-- Begin Dataset content --

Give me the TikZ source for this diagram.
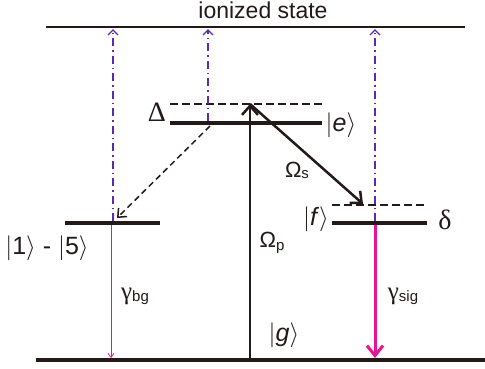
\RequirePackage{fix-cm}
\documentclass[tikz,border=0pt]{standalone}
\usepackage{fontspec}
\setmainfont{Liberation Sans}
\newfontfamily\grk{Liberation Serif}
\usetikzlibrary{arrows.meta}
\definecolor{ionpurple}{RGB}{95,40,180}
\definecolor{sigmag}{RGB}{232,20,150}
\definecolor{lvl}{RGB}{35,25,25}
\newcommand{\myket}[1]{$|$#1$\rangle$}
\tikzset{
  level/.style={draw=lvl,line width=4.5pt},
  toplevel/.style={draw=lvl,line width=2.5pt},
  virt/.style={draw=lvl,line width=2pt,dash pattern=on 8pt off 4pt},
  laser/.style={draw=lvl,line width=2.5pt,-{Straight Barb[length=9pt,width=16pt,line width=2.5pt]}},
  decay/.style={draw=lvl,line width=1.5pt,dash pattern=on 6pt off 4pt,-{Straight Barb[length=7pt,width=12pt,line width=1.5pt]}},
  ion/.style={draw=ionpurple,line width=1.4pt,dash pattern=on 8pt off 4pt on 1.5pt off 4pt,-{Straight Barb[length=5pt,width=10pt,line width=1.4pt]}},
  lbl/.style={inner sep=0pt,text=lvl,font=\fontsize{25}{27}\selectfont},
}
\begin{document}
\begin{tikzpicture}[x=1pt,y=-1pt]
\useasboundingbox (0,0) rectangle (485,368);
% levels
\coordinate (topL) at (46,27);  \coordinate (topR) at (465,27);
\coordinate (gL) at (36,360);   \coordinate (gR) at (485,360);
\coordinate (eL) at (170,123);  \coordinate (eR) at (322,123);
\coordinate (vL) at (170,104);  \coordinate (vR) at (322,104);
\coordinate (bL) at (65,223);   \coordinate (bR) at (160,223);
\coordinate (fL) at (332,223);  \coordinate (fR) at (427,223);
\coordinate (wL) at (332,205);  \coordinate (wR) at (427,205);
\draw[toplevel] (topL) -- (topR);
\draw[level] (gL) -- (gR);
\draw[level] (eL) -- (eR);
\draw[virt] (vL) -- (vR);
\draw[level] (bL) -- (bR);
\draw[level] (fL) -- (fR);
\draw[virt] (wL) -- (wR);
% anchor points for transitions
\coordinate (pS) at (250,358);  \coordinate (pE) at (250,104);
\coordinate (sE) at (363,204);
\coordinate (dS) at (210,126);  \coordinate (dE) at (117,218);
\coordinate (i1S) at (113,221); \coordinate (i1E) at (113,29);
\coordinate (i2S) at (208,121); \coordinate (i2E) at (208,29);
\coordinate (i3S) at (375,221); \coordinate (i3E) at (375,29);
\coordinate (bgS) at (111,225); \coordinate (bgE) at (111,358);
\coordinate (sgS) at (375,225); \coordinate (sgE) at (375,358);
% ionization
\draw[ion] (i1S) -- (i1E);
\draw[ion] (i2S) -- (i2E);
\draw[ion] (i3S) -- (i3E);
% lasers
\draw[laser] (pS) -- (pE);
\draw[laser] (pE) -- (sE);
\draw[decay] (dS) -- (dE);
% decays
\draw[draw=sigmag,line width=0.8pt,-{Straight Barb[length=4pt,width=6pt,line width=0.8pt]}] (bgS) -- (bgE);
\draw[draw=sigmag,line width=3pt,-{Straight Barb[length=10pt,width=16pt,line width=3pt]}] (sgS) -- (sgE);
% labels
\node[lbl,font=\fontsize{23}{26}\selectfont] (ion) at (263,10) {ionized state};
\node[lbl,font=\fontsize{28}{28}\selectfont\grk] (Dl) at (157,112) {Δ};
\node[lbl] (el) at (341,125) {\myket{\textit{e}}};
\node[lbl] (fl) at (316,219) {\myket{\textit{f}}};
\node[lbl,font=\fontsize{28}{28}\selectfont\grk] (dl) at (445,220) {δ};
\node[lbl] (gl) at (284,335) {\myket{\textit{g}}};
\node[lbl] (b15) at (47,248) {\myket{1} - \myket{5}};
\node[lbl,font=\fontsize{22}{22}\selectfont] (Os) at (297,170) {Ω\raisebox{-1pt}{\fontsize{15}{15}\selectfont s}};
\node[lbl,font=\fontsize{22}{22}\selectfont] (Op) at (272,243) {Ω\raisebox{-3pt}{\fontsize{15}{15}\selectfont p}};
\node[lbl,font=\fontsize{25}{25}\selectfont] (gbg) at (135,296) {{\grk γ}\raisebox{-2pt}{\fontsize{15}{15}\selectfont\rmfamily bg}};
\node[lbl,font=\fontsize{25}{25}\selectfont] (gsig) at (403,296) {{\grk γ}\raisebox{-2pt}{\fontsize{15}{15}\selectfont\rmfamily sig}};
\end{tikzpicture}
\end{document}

-- End Dataset content --

### Given request
Omit the pictures and output all of the other material exactly.

### Final answer
Give me the TikZ source for this diagram.
\RequirePackage{fix-cm}
\documentclass[tikz,border=0pt]{standalone}
\usepackage{fontspec}
\setmainfont{Liberation Sans}
\newfontfamily\grk{Liberation Serif}
\usetikzlibrary{arrows.meta}
\definecolor{ionpurple}{RGB}{95,40,180}
\definecolor{sigmag}{RGB}{232,20,150}
\definecolor{lvl}{RGB}{35,25,25}
\newcommand{\myket}[1]{$|$#1$\rangle$}
\tikzset{
  level/.style={draw=lvl,line width=4.5pt},
  toplevel/.style={draw=lvl,line width=2.5pt},
  virt/.style={draw=lvl,line width=2pt,dash pattern=on 8pt off 4pt},
  laser/.style={draw=lvl,line width=2.5pt,-{Straight Barb[length=9pt,width=16pt,line width=2.5pt]}},
  decay/.style={draw=lvl,line width=1.5pt,dash pattern=on 6pt off 4pt,-{Straight Barb[length=7pt,width=12pt,line width=1.5pt]}},
  ion/.style={draw=ionpurple,line width=1.4pt,dash pattern=on 8pt off 4pt on 1.5pt off 4pt,-{Straight Barb[length=5pt,width=10pt,line width=1.4pt]}},
  lbl/.style={inner sep=0pt,text=lvl,font=\fontsize{25}{27}\selectfont},
}
\begin{document}
\begin{tikzpicture}[x=1pt,y=-1pt]
\useasboundingbox (0,0) rectangle (485,368);
% levels
\coordinate (topL) at (46,27);  \coordinate (topR) at (465,27);
\coordinate (gL) at (36,360);   \coordinate (gR) at (485,360);
\coordinate (eL) at (170,123);  \coordinate (eR) at (322,123);
\coordinate (vL) at (170,104);  \coordinate (vR) at (322,104);
\coordinate (bL) at (65,223);   \coordinate (bR) at (160,223);
\coordinate (fL) at (332,223);  \coordinate (fR) at (427,223);
\coordinate (wL) at (332,205);  \coordinate (wR) at (427,205);
\draw[toplevel] (topL) -- (topR);
\draw[level] (gL) -- (gR);
\draw[level] (eL) -- (eR);
\draw[virt] (vL) -- (vR);
\draw[level] (bL) -- (bR);
\draw[level] (fL) -- (fR);
\draw[virt] (wL) -- (wR);
% anchor points for transitions
\coordinate (pS) at (250,358);  \coordinate (pE) at (250,104);
\coordinate (sE) at (363,204);
\coordinate (dS) at (210,126);  \coordinate (dE) at (117,218);
\coordinate (i1S) at (113,221); \coordinate (i1E) at (113,29);
\coordinate (i2S) at (208,121); \coordinate (i2E) at (208,29);
\coordinate (i3S) at (375,221); \coordinate (i3E) at (375,29);
\coordinate (bgS) at (111,225); \coordinate (bgE) at (111,358);
\coordinate (sgS) at (375,225); \coordinate (sgE) at (375,358);
% ionization
\draw[ion] (i1S) -- (i1E);
\draw[ion] (i2S) -- (i2E);
\draw[ion] (i3S) -- (i3E);
% lasers
\draw[laser] (pS) -- (pE);
\draw[laser] (pE) -- (sE);
\draw[decay] (dS) -- (dE);
% decays
\draw[draw=sigmag,line width=0.8pt,-{Straight Barb[length=4pt,width=6pt,line width=0.8pt]}] (bgS) -- (bgE);
\draw[draw=sigmag,line width=3pt,-{Straight Barb[length=10pt,width=16pt,line width=3pt]}] (sgS) -- (sgE);
% labels
\node[lbl,font=\fontsize{23}{26}\selectfont] (ion) at (263,10) {ionized state};
\node[lbl,font=\fontsize{28}{28}\selectfont\grk] (Dl) at (157,112) {Δ};
\node[lbl] (el) at (341,125) {\myket{\textit{e}}};
\node[lbl] (fl) at (316,219) {\myket{\textit{f}}};
\node[lbl,font=\fontsize{28}{28}\selectfont\grk] (dl) at (445,220) {δ};
\node[lbl] (gl) at (284,335) {\myket{\textit{g}}};
\node[lbl] (b15) at (47,248) {\myket{1} - \myket{5}};
\node[lbl,font=\fontsize{22}{22}\selectfont] (Os) at (297,170) {Ω\raisebox{-1pt}{\fontsize{15}{15}\selectfont s}};
\node[lbl,font=\fontsize{22}{22}\selectfont] (Op) at (272,243) {Ω\raisebox{-3pt}{\fontsize{15}{15}\selectfont p}};
\node[lbl,font=\fontsize{25}{25}\selectfont] (gbg) at (135,296) {{\grk γ}\raisebox{-2pt}{\fontsize{15}{15}\selectfont\rmfamily bg}};
\node[lbl,font=\fontsize{25}{25}\selectfont] (gsig) at (403,296) {{\grk γ}\raisebox{-2pt}{\fontsize{15}{15}\selectfont\rmfamily sig}};
\end{tikzpicture}
\end{document}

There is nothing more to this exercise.